--- begin ---
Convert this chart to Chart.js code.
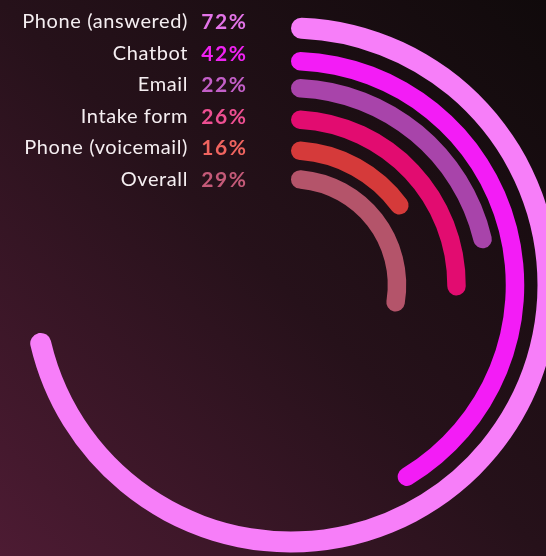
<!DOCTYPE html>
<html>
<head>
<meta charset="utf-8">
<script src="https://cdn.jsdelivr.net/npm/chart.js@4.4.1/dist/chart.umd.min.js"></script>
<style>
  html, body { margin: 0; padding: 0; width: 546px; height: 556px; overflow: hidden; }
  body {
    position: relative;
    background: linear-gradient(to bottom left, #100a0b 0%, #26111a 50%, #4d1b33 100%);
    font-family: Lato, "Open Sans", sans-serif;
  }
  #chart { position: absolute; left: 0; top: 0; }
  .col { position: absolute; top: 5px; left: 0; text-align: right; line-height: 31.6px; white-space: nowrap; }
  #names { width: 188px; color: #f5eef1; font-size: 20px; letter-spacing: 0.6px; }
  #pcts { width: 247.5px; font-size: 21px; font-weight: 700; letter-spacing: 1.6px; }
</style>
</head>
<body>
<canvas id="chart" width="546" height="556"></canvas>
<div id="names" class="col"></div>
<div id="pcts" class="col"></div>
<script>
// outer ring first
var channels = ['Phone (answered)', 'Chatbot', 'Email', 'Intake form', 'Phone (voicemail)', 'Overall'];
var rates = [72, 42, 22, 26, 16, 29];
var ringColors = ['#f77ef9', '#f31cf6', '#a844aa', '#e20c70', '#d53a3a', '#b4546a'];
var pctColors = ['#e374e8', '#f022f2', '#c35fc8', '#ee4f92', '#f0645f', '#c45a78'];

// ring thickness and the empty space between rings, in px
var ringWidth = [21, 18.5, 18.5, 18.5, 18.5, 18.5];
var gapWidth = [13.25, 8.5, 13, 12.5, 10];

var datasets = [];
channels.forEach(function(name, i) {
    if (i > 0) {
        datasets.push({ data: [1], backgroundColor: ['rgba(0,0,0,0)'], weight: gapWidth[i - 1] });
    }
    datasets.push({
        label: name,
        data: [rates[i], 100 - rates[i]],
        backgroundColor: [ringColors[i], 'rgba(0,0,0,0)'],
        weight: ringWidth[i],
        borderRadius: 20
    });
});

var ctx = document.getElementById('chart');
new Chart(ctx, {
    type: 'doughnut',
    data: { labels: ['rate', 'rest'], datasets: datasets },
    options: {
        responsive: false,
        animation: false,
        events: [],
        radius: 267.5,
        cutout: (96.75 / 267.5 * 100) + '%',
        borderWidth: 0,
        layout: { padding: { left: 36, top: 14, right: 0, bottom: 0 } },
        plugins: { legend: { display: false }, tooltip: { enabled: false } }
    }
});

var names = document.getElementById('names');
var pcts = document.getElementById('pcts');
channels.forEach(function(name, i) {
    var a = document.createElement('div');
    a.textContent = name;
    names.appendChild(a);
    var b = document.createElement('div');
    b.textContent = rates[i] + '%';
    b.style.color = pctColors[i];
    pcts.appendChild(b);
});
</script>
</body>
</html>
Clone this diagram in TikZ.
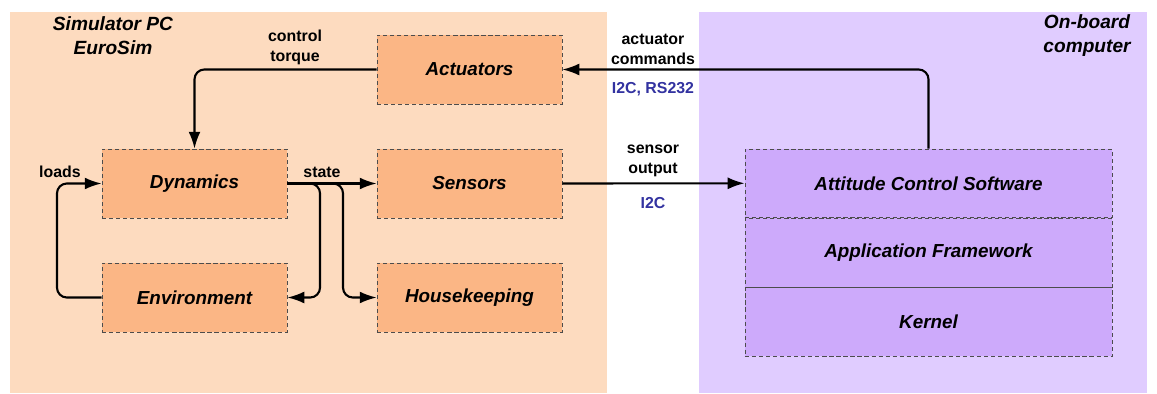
--- end ---
Report how many lines of the data hold the string "this"; give only the number.

> THE SOLUTION: 2